The Arts Project in downtown London kicks off the fall season with an eye-opener: The Porno Play, written and directed By Nick Regan. This show comes with a viewer discretion advisory as it deals with “extreme subject matter.” It is billed as a visit to a pornography/sex shop where “our friendly staff will be more than willing to assist you in whatever questions you may have about your porno needs. And hey, come check out our fantastic air conditioned private viewing booths.” The show runs September 20th to the 23rd with matinees and evening performances.
Old East Village in London is home to the 350-seat Palace Theatre, which has undergone renovations over the past two years, including a new roof and walls. The Palace is the stage for the London Community Players, which has been producing shows since 1974. The season kicks off September 29th with Prelude to a Kiss by Craig Lucas, directed by Martha Zimmerman. It runs until October 9th. “After a whirlwind courtship, Rita and Peter marry. Following their storybook wedding, an elderly man congratulates Rita with a kiss. This is no ordinary kiss. It is a kiss that will test Peter’s love in unimaginable ways. A beautiful story of soul mates.”
Rehearsals are underway in September at The Grand Theatre in London. Amateur young actors get the stage on Saturday October 1st at 2 pm and 8 pm for the Fall High School Project. This year’s production is Les Miserables School Edition. This is the 20th anniversary of The High School Project, which brings local teenagers from secondary school drama clubs and programs to the big stage as a combined group.
Meanwhile, actors being students will also be at The Grand in October. A local London theatre company, Calithumpian, presents The History Boys by Alan Bennett downstairs at The Grand in the McManus Studio Theatre October 5th to 15th. Artistic Director John Gerry is excited to bring this story of eight history students preparing for their entrance exams to Oxford and Cambridge to our London. “It’s extremely well written, plain and simple, a good story. And isn’t that what it is all about, telling (and from the audiences’ perspective, being told) a great story. And the journey of the eight young men and their teachers has something for everyone,” he says. “Bennett’s writing can be as valid now as it was when he first penned the piece,” adds Gerry.
The History Boys was the winner of the Laurence Olivier Award For Best New Play (2005) and of the Tony Award for Best Play (2006).
The Grand Theatre kicks off the 2016-17 season under the new leadership of Dennis Garnhum with some classic Canadian folk music presented in Joni Mitchell: River. It is conceived and directed by Allen MacInnis with the music arranged by Greg Lowe. The highly regarded Mamma Mia! star (and London native) Louise Pitre will take on the lead role. She will be joined on stage by Emm Gryner and Brendan Wall and accompanied by a four-piece band. The production promises to deliver 27 songs that covers the span of Mitchell’s life as a performer. Joni Mitchell: River opens on October 18 and runs to November 5th.

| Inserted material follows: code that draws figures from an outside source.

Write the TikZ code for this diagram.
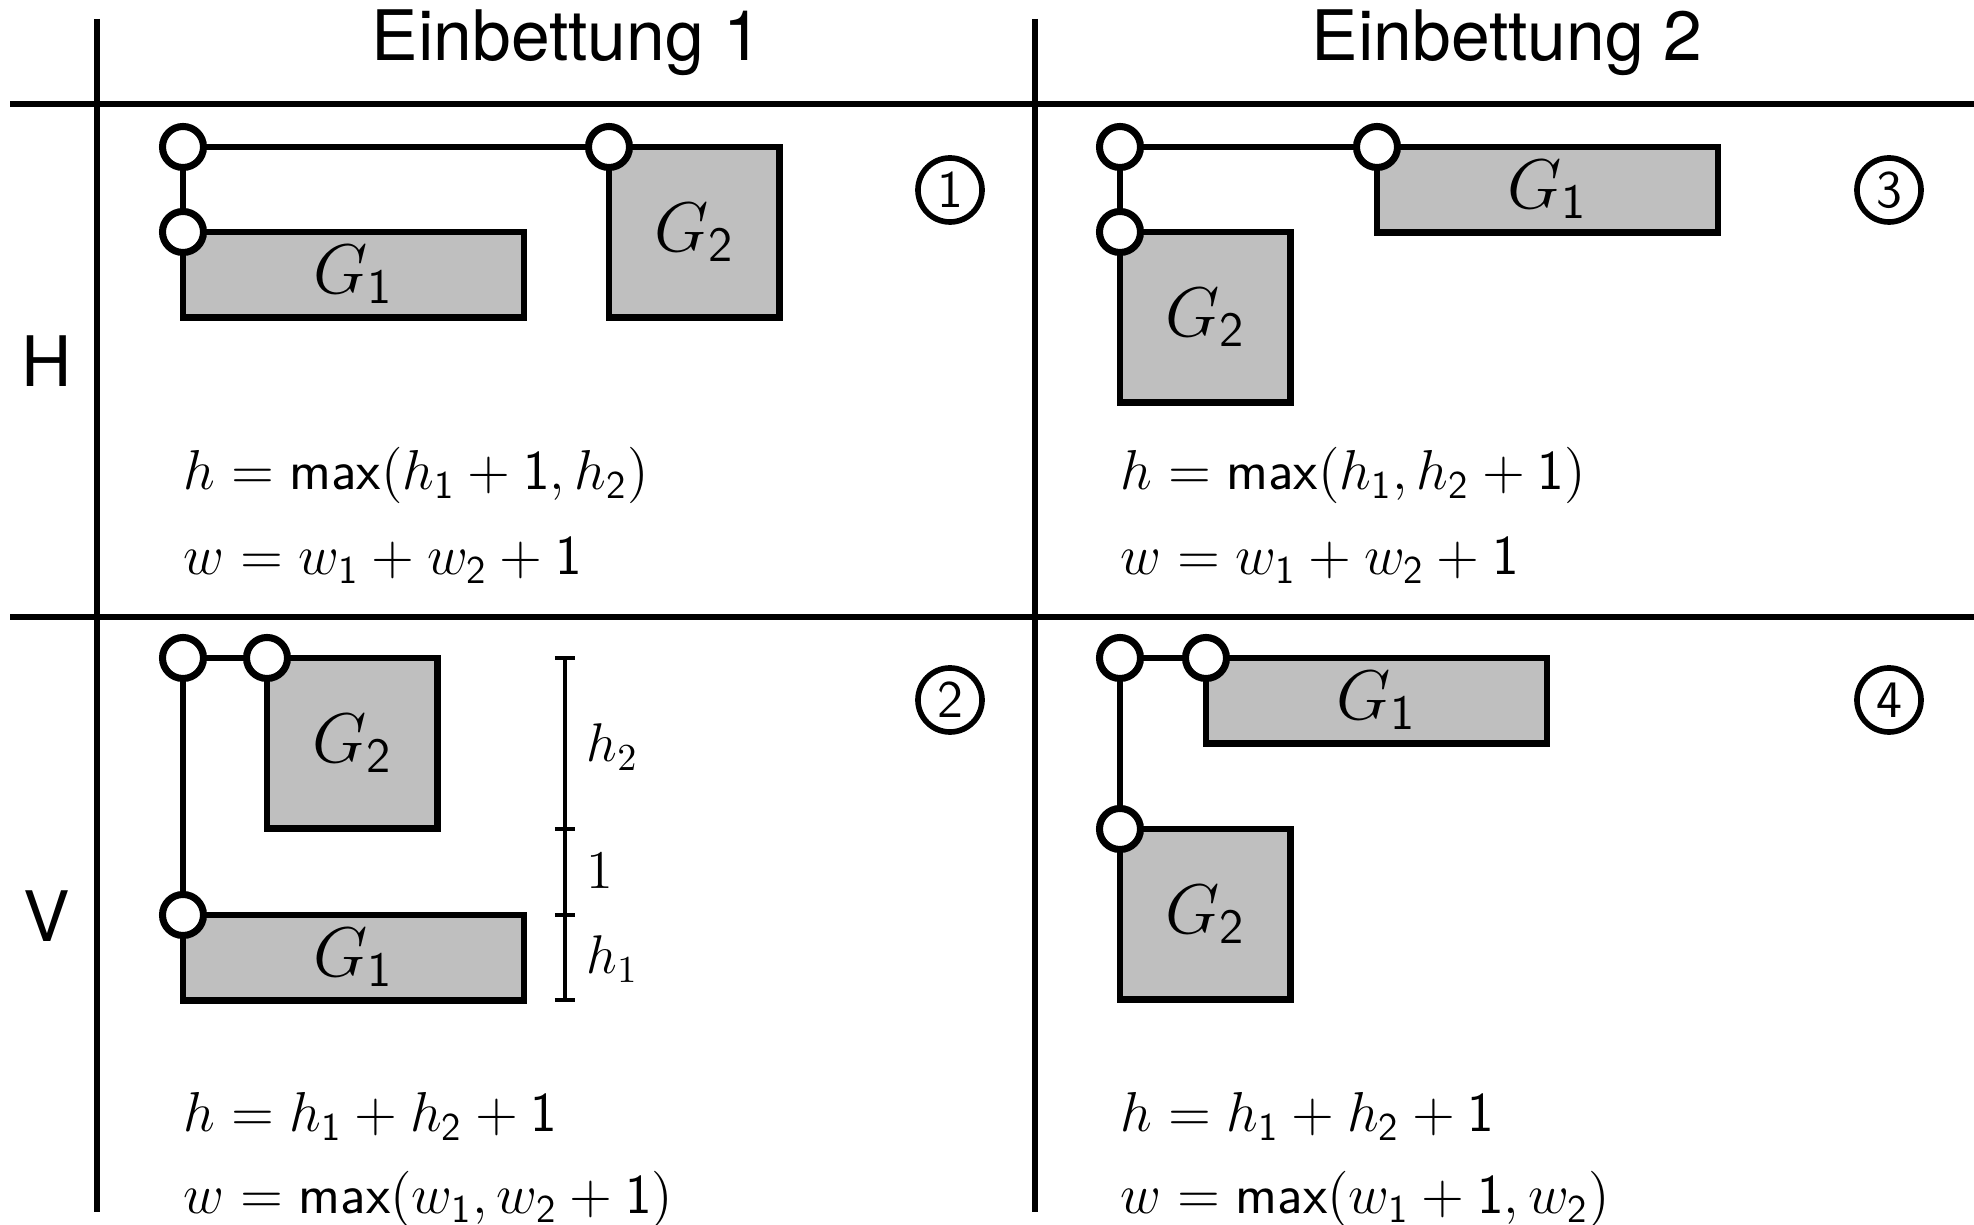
\IfFileExists{fix-cm.sty}{\RequirePackage{fix-cm}}{}
\documentclass[tikz,border=0pt]{standalone}
\usepackage{fontspec}
\newfontfamily\helv{TeX Gyre Heros}
\begin{document}
\begin{tikzpicture}[x=0.01cm,y=-0.01cm]
\tikzset{
  gridline/.style={line width=1.8pt},
  edge/.style={line width=1.6pt},
  gbox/.style={draw, line width=1.85pt, fill=black!25, inner sep=0pt, outer sep=0pt, anchor=north west,
    font=\fontsize{20}{24}\selectfont},
  wide/.style={minimum width=3.41cm, minimum height=0.853cm},
  square/.style={minimum width=1.706cm, minimum height=1.706cm},
  vtx/.style={circle, draw, line width=2pt, fill=white, minimum size=0.41cm, inner sep=0pt},
  num/.style={circle, draw, line width=1.6pt, minimum size=0.64cm, inner sep=0pt,
    font=\sffamily\fontsize{15}{18}\selectfont},
  formula/.style={anchor=base west, inner sep=0pt, font=\fontsize{16}{19}\selectfont},
  head/.style={anchor=base, inner sep=0pt, font=\helv\fontsize{19.8}{23}\selectfont},
  dim/.style={line width=0.9pt},
  dimlabel/.style={anchor=west, inner sep=0pt, font=\fontsize{15.5}{18}\selectfont},
}
\useasboundingbox (0,0) rectangle (1974,1225);

% grid
\coordinate (v1t) at (97,19);  \coordinate (v1b) at (97,1212);
\coordinate (v2t) at (1035,19); \coordinate (v2b) at (1035,1212);
\coordinate (h1l) at (10,104); \coordinate (h1r) at (1974,104);
\coordinate (h2l) at (10,617); \coordinate (h2r) at (1974,617);
\draw[gridline] (v1t) -- (v1b);
\draw[gridline] (v2t) -- (v2b);
\draw[gridline] (h1l) -- (h1r);
\draw[gridline] (h2l) -- (h2r);

% headers
\node[head] (e1) at (567,61) {Einbettung 1};
\node[head] (e2) at (1507,61) {Einbettung 2};
\node[head] (hl) at (47,387) {H};
\node[head] (vl) at (47,942) {V};

% panel 1
\node[gbox, wide] (p1g1) at (183,232) {$G_{\mathsf{1}}$};
\node[gbox, square] (p1g2) at (609,147) {$G_{\mathsf{2}}$};
\node[vtx] (p1a) at (183,147) {};
\node[vtx] (p1b) at (p1g1.north west) {};
\node[vtx] (p1c) at (p1g2.north west) {};
\draw[edge] (p1a) -- (p1c);
\draw[edge] (p1a) -- (p1b);
\node[num] (n1) at (950,190) {1};
\node[formula] (f1h) at (183,490) {$h = \mathsf{max}(h_{\mathsf{1}} + \mathsf{1}, h_{\mathsf{2}})$};
\node[formula] (f1w) at (183,575) {$w = w_{\mathsf{1}} + w_{\mathsf{2}} + \mathsf{1}$};

% panel 3
\node[gbox, wide] (p3g1) at (1377,147) {$G_{\mathsf{1}}$};
\node[gbox, square] (p3g2) at (1120,232) {$G_{\mathsf{2}}$};
\node[vtx] (p3a) at (1120,147) {};
\node[vtx] (p3b) at (p3g2.north west) {};
\node[vtx] (p3c) at (p3g1.north west) {};
\draw[edge] (p3a) -- (p3c);
\draw[edge] (p3a) -- (p3b);
\node[num] (n3) at (1889,190) {3};
\node[formula] (f3h) at (1120,490) {$h = \mathsf{max}(h_{\mathsf{1}}, h_{\mathsf{2}} + \mathsf{1})$};
\node[formula] (f3w) at (1120,575) {$w = w_{\mathsf{1}} + w_{\mathsf{2}} + \mathsf{1}$};

% panel 2
\node[gbox, square] (p2g2) at (267,658) {$G_{\mathsf{2}}$};
\node[gbox, wide] (p2g1) at (183,915) {$G_{\mathsf{1}}$};
\node[vtx] (p2a) at (183,658) {};
\node[vtx] (p2d) at (p2g2.north west) {};
\node[vtx] (p2b) at (p2g1.north west) {};
\draw[edge] (p2a) -- (p2d);
\draw[edge] (p2a) -- (p2b);
\node[num] (n2) at (950,700) {2};
\coordinate (d0) at (565,658);
\coordinate (d1) at (565,829);
\coordinate (d2) at (565,915);
\coordinate (d3) at (565,1000);
\draw[dim] (d0) -- (d3);
\foreach \c in {d0,d1,d2,d3} {
  \draw[dim] ([xshift=-0.1cm]\c) -- ([xshift=0.1cm]\c);
}
\node[dimlabel] (lh2) at (586,747) {$h_2$};
\node[dimlabel] (l1) at (586,871) {$1$};
\node[dimlabel] (lh1) at (586,959) {$h_1$};
\node[formula] (f2h) at (183,1132) {$h = h_{\mathsf{1}} + h_{\mathsf{2}} + \mathsf{1}$};
\node[formula] (f2w) at (183,1214) {$w = \mathsf{max}(w_{\mathsf{1}}, w_{\mathsf{2}} + \mathsf{1})$};

% panel 4
\node[gbox, wide] (p4g1) at (1206,658) {$G_{\mathsf{1}}$};
\node[gbox, square] (p4g2) at (1120,829) {$G_{\mathsf{2}}$};
\node[vtx] (p4a) at (1120,658) {};
\node[vtx] (p4d) at (p4g1.north west) {};
\node[vtx] (p4b) at (p4g2.north west) {};
\draw[edge] (p4a) -- (p4d);
\draw[edge] (p4a) -- (p4b);
\node[num] (n4) at (1889,700) {4};
\node[formula] (f4h) at (1120,1132) {$h = h_{\mathsf{1}} + h_{\mathsf{2}} + \mathsf{1}$};
\node[formula] (f4w) at (1120,1214) {$w = \mathsf{max}(w_{\mathsf{1}} + \mathsf{1}, w_{\mathsf{2}})$};
\end{tikzpicture}
\end{document}
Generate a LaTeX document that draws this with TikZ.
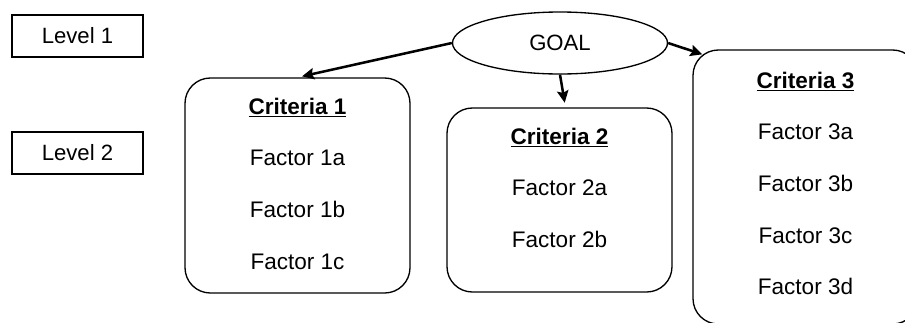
\documentclass[tikz,border=0pt]{standalone}
\usepackage{fontspec}
\setmainfont{Liberation Sans}
\usetikzlibrary{arrows.meta,shapes.geometric,positioning}

\newcommand{\crit}[1]{\underline{\textbf{#1}}}

\begin{document}
\begin{tikzpicture}[x=0.75pt,y=-0.75pt,->,>={Stealth[length=9pt,width=8.5pt,inset=1.5pt]},shorten >=3.5pt]
		\tikzstyle{levelbox}=[rectangle, draw=black, line width=1.2pt, minimum width=98.25pt, minimum height=31.5pt, inner sep=0pt, font=\fontsize{16.6}{20}\selectfont]
		\tikzstyle{critbox}=[rectangle, rounded corners=19pt, draw=black, line width=1pt, inner sep=0pt, font=\fontsize{16.9}{38.8}\selectfont]
		\tikzstyle{goalnode}=[ellipse, draw=black, line width=1pt, minimum width=161.25pt, minimum height=46.5pt, inner sep=0pt, font=\fontsize{16.6}{20}\selectfont]
		\tikzstyle{every edge}=[draw=black, line width=1.9pt]
		
		\useasboundingbox (0,0) rectangle (905,322);
		
		\node[levelbox]      (lev1) at (77.5,36)    {Level 1};
		\node[levelbox]      (lev2) at (77.5,153)   {Level 2};
		\node[goalnode]      (goal) at (560,43)     {GOAL};
		\node[critbox]       (c1)   at (297.5,185.5) {\parbox[c][161.25pt][t]{168.75pt}{\centering\rule{0pt}{27pt}\crit{Criteria 1}\\Factor 1a\\Factor 1b\\Factor 1c}};
		\node[critbox]       (c2)   at (559.5,200)   {\parbox[c][138pt][t]{168.75pt}{\centering\rule{0pt}{27pt}\crit{Criteria 2}\\Factor 2a\\Factor 2b}};
		\node[critbox]       (c3)   at (805.5,187)   {\parbox[c][205.5pt][t]{168.75pt}{\centering\rule{0pt}{28.5pt}\crit{Criteria 3}\\Factor 3a\\Factor 3b\\Factor 3c\\Factor 3d}};
		
		\path (goal.west) edge node{} (c1.north);
		\path (goal.south) edge node{} ([xshift=4.5pt]c2.north);
		\path (goal.east) edge[shorten >=0pt] node{} ([xshift=7.5pt,yshift=-3.75pt]c3.north west);
		\end{tikzpicture}
\end{document}
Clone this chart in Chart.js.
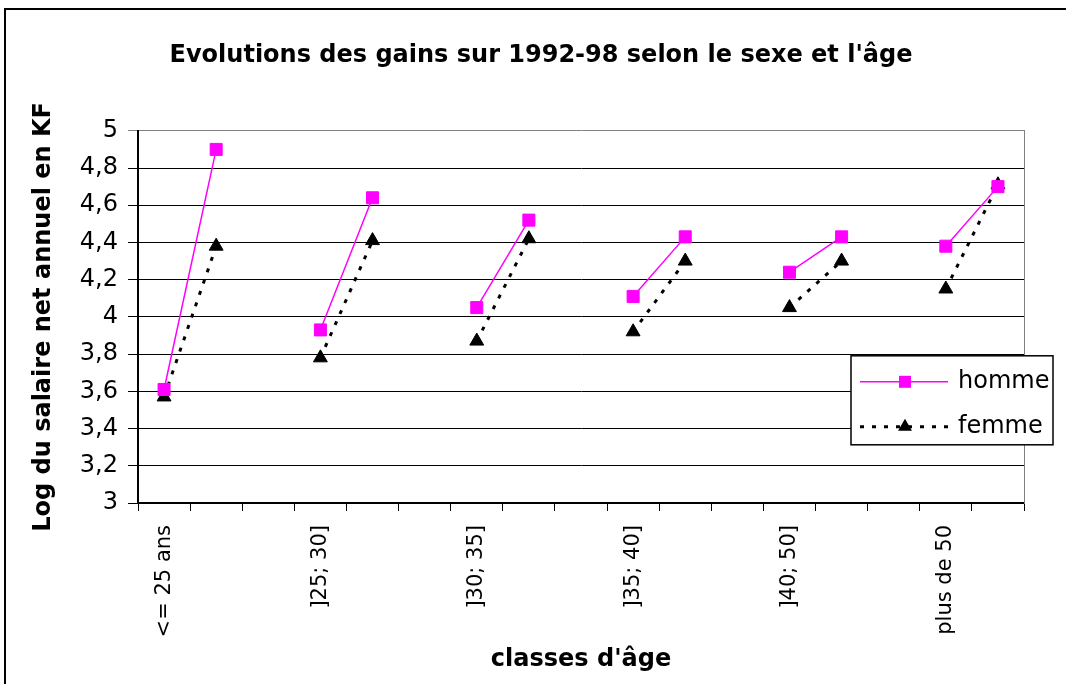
<!DOCTYPE html>
<html>
<head>
<meta charset="utf-8">
<script src="https://cdn.jsdelivr.net/npm/chart.js@4.4.1/dist/chart.umd.min.js"></script>
<style>
  html, body { margin: 0; padding: 0; background: #fff; }
  #wrap { position: relative; width: 1066px; height: 684px; overflow: hidden; }
</style>
</head>
<body>
<div id="wrap"><canvas id="gainsChart" width="1066" height="684"></canvas></div>
<script>
// classes d'âge : deux points par classe (1992 puis 1998)
const classes = ['<= 25 ans', ']25; 30]', ']30; 35]', ']35; 40]', ']40; 50]', 'plus de 50'];
const homme92 = [3.61, 3.93, 4.05, 4.11, 4.24, 4.38];
const homme98 = [4.90, 4.64, 4.52, 4.43, 4.43, 4.70];
const femme92 = [3.57, 3.78, 3.87, 3.92, 4.05, 4.15];
const femme98 = [4.38, 4.41, 4.42, 4.30, 4.30, 4.71];

const FONT = "'DejaVu Sans', Arial, sans-serif";

// une case vide entre deux classes pour couper les lignes
const labels = [], hommeData = [], femmeData = [];
classes.forEach((c, i) => {
  labels.push(c, '');
  hommeData.push(homme92[i], homme98[i]);
  femmeData.push(femme92[i], femme98[i]);
  if (i < classes.length - 1) {
    labels.push('');
    hommeData.push(null);
    femmeData.push(null);
  }
});

// cadre extérieur
const frame = {
  id: 'frame',
  beforeDraw(chart) {
    const ctx = chart.ctx;
    ctx.save();
    ctx.fillStyle = '#fff';
    ctx.fillRect(0, 0, chart.width, chart.height);
    ctx.strokeStyle = '#000';
    ctx.lineWidth = 2;
    ctx.beginPath();
    ctx.moveTo(5, chart.height);
    ctx.lineTo(5, 9);
    ctx.lineTo(chart.width, 9);
    ctx.stroke();
    ctx.restore();
  }
};

// légende encadrée dans la zone du graphique
const legendBox = {
  id: 'legendBox',
  afterDatasetsDraw(chart) {
    const ctx = chart.ctx;
    const area = chart.chartArea;
    const x = area.right - 173, y = area.top + 225, w = 202, h = 89;
    ctx.save();
    ctx.fillStyle = '#fff';
    ctx.fillRect(x, y, w, h);
    ctx.strokeStyle = '#000';
    ctx.lineWidth = 1.5;
    ctx.strokeRect(x, y, w, h);
    chart.data.datasets.forEach((ds, i) => {
      const cy = y + 26 + i * 45;
      ctx.strokeStyle = ds.borderColor;
      ctx.lineWidth = ds.borderWidth;
      ctx.setLineDash(ds.borderDash || []);
      ctx.beginPath();
      ctx.moveTo(x + 9, cy);
      ctx.lineTo(x + 97, cy);
      ctx.stroke();
      ctx.setLineDash([]);
      const mx = x + 54, r = ds.pointRadius;
      ctx.fillStyle = ds.pointBackgroundColor;
      ctx.beginPath();
      if (ds.pointStyle === 'triangle') {
        ctx.moveTo(mx, cy - r);
        ctx.lineTo(mx + r * 0.866, cy + r / 2);
        ctx.lineTo(mx - r * 0.866, cy + r / 2);
        ctx.closePath();
      } else {
        const s = r * Math.SQRT1_2;
        ctx.rect(mx - s, cy - s, 2 * s, 2 * s);
      }
      ctx.fill();
      ctx.fillStyle = '#000';
      ctx.font = '24px ' + FONT;
      ctx.textBaseline = 'middle';
      ctx.fillText(ds.label, x + 107, cy);
    });
    ctx.restore();
  }
};

const ctx = document.getElementById('gainsChart').getContext('2d');
new Chart(ctx, {
  type: 'line',
  data: {
    labels: labels,
    datasets: [{
      label: 'homme',
      data: hommeData,
      borderColor: '#FF00FF',
      borderWidth: 1.5,
      pointStyle: 'rect',
      pointRadius: 8.5,
      pointBackgroundColor: '#FF00FF',
      pointBorderColor: '#FF00FF',
      pointBorderWidth: 1,
      spanGaps: false
    }, {
      label: 'femme',
      data: femmeData,
      borderColor: '#000',
      borderWidth: 3,
      borderDash: [4, 8],
      pointStyle: 'triangle',
      pointRadius: 8,
      pointBackgroundColor: '#000',
      pointBorderColor: '#000',
      pointBorderWidth: 1,
      spanGaps: false
    }]
  },
  options: {
    responsive: false,
    animation: false,
    devicePixelRatio: 1,
    layout: { padding: { left: 16, right: 0, top: 0, bottom: 0 } },
    plugins: {
      legend: { display: false },
      tooltip: { enabled: false },
      title: {
        display: true,
        text: "Evolutions des gains sur 1992-98 selon le sexe et l'âge",
        color: '#000',
        font: { family: FONT, size: 24, weight: 'bold' },
        padding: { top: 41, bottom: 61 }
      }
    },
    scales: {
      x: {
        offset: true,
        grid: { offset: true, drawOnChartArea: false, color: '#000', tickLength: 8 },
        border: { color: '#000', width: 2 },
        ticks: {
          autoSkip: false, maxRotation: 90, minRotation: 90, padding: 14,
          color: '#000', font: { family: FONT, size: 21 }
        },
        title: {
          display: true, text: "classes d'âge", color: '#000',
          font: { family: FONT, size: 24, weight: 'bold' },
          padding: { top: 0, bottom: 10 }
        },
        afterFit(s) { s.height = 181; }
      },
      y: {
        min: 3, max: 5,
        ticks: {
          stepSize: 0.2, padding: 10, color: '#000',
          font: { family: FONT, size: 24 },
          callback: v => String(Math.round(v * 10) / 10).replace('.', ',')
        },
        grid: {
          color: c => (c.tick && c.tick.value === 5) ? '#808080' : '#000',
          tickLength: 10
        },
        border: { color: '#000', width: 2 },
        title: {
          display: true, text: 'Log du salaire net annuel en KF', color: '#000',
          font: { family: FONT, size: 24, weight: 'bold' },
          padding: { top: 13, bottom: 0 }
        },
        afterFit(s) { s.width = 122; }
      },
      yR: {
        position: 'right',
        grid: { display: false },
        ticks: { display: false },
        border: { color: '#808080', width: 1 },
        afterFit(s) { s.width = 42; }
      }
    }
  },
  plugins: [frame, legendBox]
});
</script>
</body>
</html>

The Stratford Festival is a foodie dream town but it is first and foremost a destination for theatre-goers. The Festival season has been extended to November 5th (limited shows) — check www.stratfordfestival.ca for listings. Foodies may get a little kick from the banquet scene in Macbeth or the Newfoundland cook-out in As You Like It. Of course, there are so many options to combine food and theatre in Stratford. Whether it is your own fall picnic or fine dining, Ann Swerdfanger of the Stratford Festival is proud of the way the arts and culinary scene merge in her town.
“After a performance of A Chorus Line or A Little Night Music, people can stroll along the picturesque Avon River, wander through the Victorian downtown and then dine at some of the best restaurants you’ll find anywhere. Stratford has a well-established farm-to-table movement, a Slow Food market, a renowned chefs school and some wonderful food shops where you can find local artisanal cheese, bread, charcuterie and organic fruit and veg. In the fall, when the harvest is at its peak, Stratford is paradise — a perfect getaway for theatre and food lovers,” says Swerdfanger.
Jane Antoniak is a regular contributor to eatdrink magazine. She is also Manager, Communications & Media Relations, at King’s University College in London.